A free-spirited Frenchwoman, whose life is slowly poisoned by the expectations of the Catholic landed gentry on the 1928 Atlantic Coast, gives her husband a taste of his own medicine in “Therese Desqueyroux,” a low-pulse adaptation of the novel by Nobel Prize winner Francois Mauriac. The last feature from the late Claude Miller (“A Secret,” “Class Trip”) stars an ashen-faced Audrey Tautou and is tastefully upholstered, but the narrative, told in linear fashion rather than using the book’s flashback structure, generates little heat, empathy or momentum. Beyond Francophone venues, indiscriminating “Masterpiece Theater” fans could somewhat alleviate the B.O. pain.

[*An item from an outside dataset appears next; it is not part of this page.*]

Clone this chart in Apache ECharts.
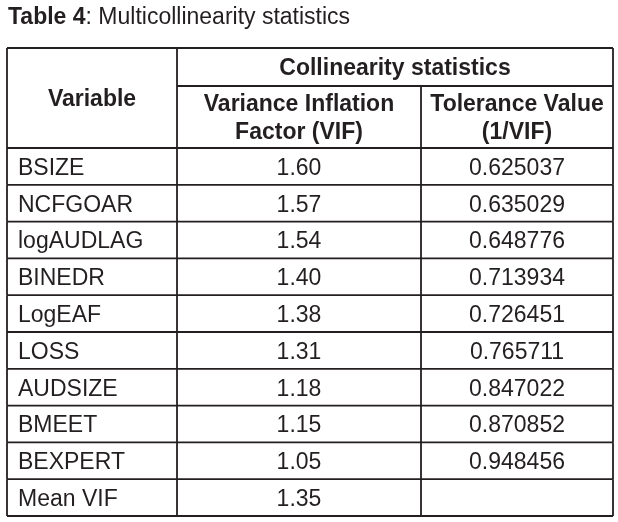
<!DOCTYPE html>
<html><head><meta charset="utf-8">
<script src="https://cdn.jsdelivr.net/npm/echarts@6/dist/echarts.min.js"></script>
<style>html,body{margin:0;padding:0;background:#fff}#c{width:618px;height:522px}</style>
</head><body><div id="c"></div>
<script>
const titleBold = 'Table 4';
const titleRest = ': Multicollinearity statistics';
const headerGroup = 'Collinearity statistics';
const headerVar = 'Variable';
const headerVif = 'Variance Inflation\nFactor (VIF)';
const headerTol = 'Tolerance Value\n(1/VIF)';
const variables = ['BSIZE','NCFGOAR','logAUDLAG','BINEDR','LogEAF','LOSS','AUDSIZE','BMEET','BEXPERT','Mean VIF'];
const vifValues = ['1.60','1.57','1.54','1.40','1.38','1.31','1.18','1.15','1.05','1.35'];
const toleranceValues = ['0.625037','0.635029','0.648776','0.713934','0.726451','0.765711','0.847022','0.870852','0.948456',''];

const INK = '#231f20';
const LW = 1.8;
const FONT = '"Liberation Sans", Arial, sans-serif';
const FS = 23;
// table layout (pixels)
const L = 7, R = 613, C1 = 177, C2 = 421, TOP = 48, SUB = 86, HB = 148, BOT = 516;
const colBounds = [0, C1 - L, C2 - L, R - L];

const chart = echarts.init(document.getElementById('c'), null, {renderer: 'canvas'});
function line(x1, y1, x2, y2) {
  return {type: 'line', shape: {x1, y1, x2, y2}, style: {stroke: INK, lineWidth: LW}, silent: true};
}
function txt(x, y, text, bold, align) {
  return {type: 'text', x, y, style: {text, fill: INK, font: (bold ? 'bold ' : '') + FS + 'px ' + FONT,
    align: align || 'center', verticalAlign: 'middle', lineHeight: 28}, silent: true};
}
chart.setOption({
  backgroundColor: '#fff',
  animation: false,
  grid: {left: L, right: 618 - R, top: HB, bottom: 522 - BOT},
  xAxis: {type: 'value', min: 0, max: R - L, show: false},
  yAxis: {type: 'category', data: variables, inverse: true, show: false},
  graphic: [
    {type: 'text', x: 8, y: 18, style: {rich: {b: {font: 'bold ' + FS + 'px ' + FONT, fill: INK}, r: {font: FS + 'px ' + FONT, fill: INK}},
      text: '{b|' + titleBold + '}{r|' + titleRest + '}', verticalAlign: 'middle'}, silent: true},
    line(L, TOP, R, TOP),
    line(L, TOP, L, HB),
    line(R, TOP, R, HB),
    line(C1, TOP, C1, HB),
    line(C1, SUB, R, SUB),
    line(C2, SUB, C2, HB),
    line(L, HB, R, HB),
    txt((L + C1) / 2, (TOP + HB) / 2 + 2, headerVar, true),
    txt((C1 + R) / 2, (TOP + SUB) / 2 + 2, headerGroup, true),
    txt((C1 + C2) / 2, (SUB + HB) / 2 + 2, headerVif, true),
    txt((C2 + R) / 2, (SUB + HB) / 2 + 2, headerTol, true)
  ],
  series: [{
    type: 'custom',
    coordinateSystem: 'cartesian2d',
    data: variables.map((v, i) => [0, i]),
    renderItem: function (params, api) {
      const i = api.value(1);
      const c = api.coord([0, i]);
      const h = api.size([0, 1])[1];
      const y0 = c[1] - h / 2, y1 = c[1] + h / 2;
      const xs = colBounds.map(b => api.coord([b, i])[0]);
      const cy = c[1] + 2;
      return {type: 'group', children: [
        line(xs[0], y0, xs[0], y1), line(xs[1], y0, xs[1], y1),
        line(xs[2], y0, xs[2], y1), line(xs[3], y0, xs[3], y1),
        line(xs[0], y1, xs[3], y1),
        txt(xs[0] + 11, cy, variables[i], false, 'left'),
        txt((xs[1] + xs[2]) / 2, cy, vifValues[i], false),
        txt((xs[2] + xs[3]) / 2, cy, toleranceValues[i], false)
      ]};
    }
  }]
});
</script></body></html>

Mauriac’s most famous novel has been adapted once before, by helmer Georges Franju in 1962; that film, co-written by the author, respected the book’s original in-media-res opening, right after Desqueyroux’s trial on charges of attempting to poison her husband. Story arc then proceeded to turn the initial impression of an absolved criminal (courtesy of some false testimonies to save her family’s reputation) into a scathing portrait of an overly oppressive society, obsessed with religion, reputation and resources and unwilling to let women be sufficiently independent.
But frequent adapter Miller, who filmed only two original screenplays in his four-decade career, here opts for an entirely chronological approach that has the unfortunate effect of burying the poisoning scenes and aftermath in the pic’s second half, leaving the first without a clear focus or framework.
Little Therese (Alba Gaia Bellugi), whose family owns large pine forests in the Landes, near Bordeaux, already knows in 1922 that she’s probably destined to marry Bernard Desqueyroux, the son of the landowners next door. Bulk of the pic is set in 1928 and 1929, when the nuptials of Therese (Tautou, who looks three times the age of Bellugi) and Desqueyroux (Gilles Lellouche) kick off a year of going through the newlywed motions, with both aware that money and family interests are the reason for their alliance, far more than something as silly as love or even compatibility.
It’s quite clear from Therese’s haggard-looking face that matrimony is not exactly bliss, but in Miller and Natalie Carter’s screenplay, Therese’s actions often remain psychologically inscrutable. There are hints of a crypto-Sapphic attraction between Therese and her best friend, Anne (Anais Demoustier), but when pregnant Therese takes a romantic interest in Anne’s Portuguese lover (Stanley Weber, more wooden than the surrounding pines), it’s unclear whether she has fallen in love with a man for the first time, is out to destroy Anne’s happiness, or is simply curious about this thing called passionate sex Anne keeps telling her about.
Too many repetitive shots of Bernard drinking his arsenic-laced medicine clue in those slow on the uptake (or unfamiliar with the novel) that Therese’s up to something, but her not-directly-motivated revenge remains enigmatic, despite the fact that auds by this point will have spent more than an hour looking at a film named after the perpetrator.
Tautou’s emotionally distant performance might be period-specific but doesn’t facilitate access to her character’s mind, not even in the occasional v.o. Lellouche, whose character has been severely defanged from the original, comes across as the 1928 equivalent of a couch potato, hardly someone worth poisoning.
Shot in a muted color palette by Miller’s regular d.p., Gerard de Battista, and with matching period trappings by production designer Laurence Brenguier, the film is restrained and remote even on a visual level.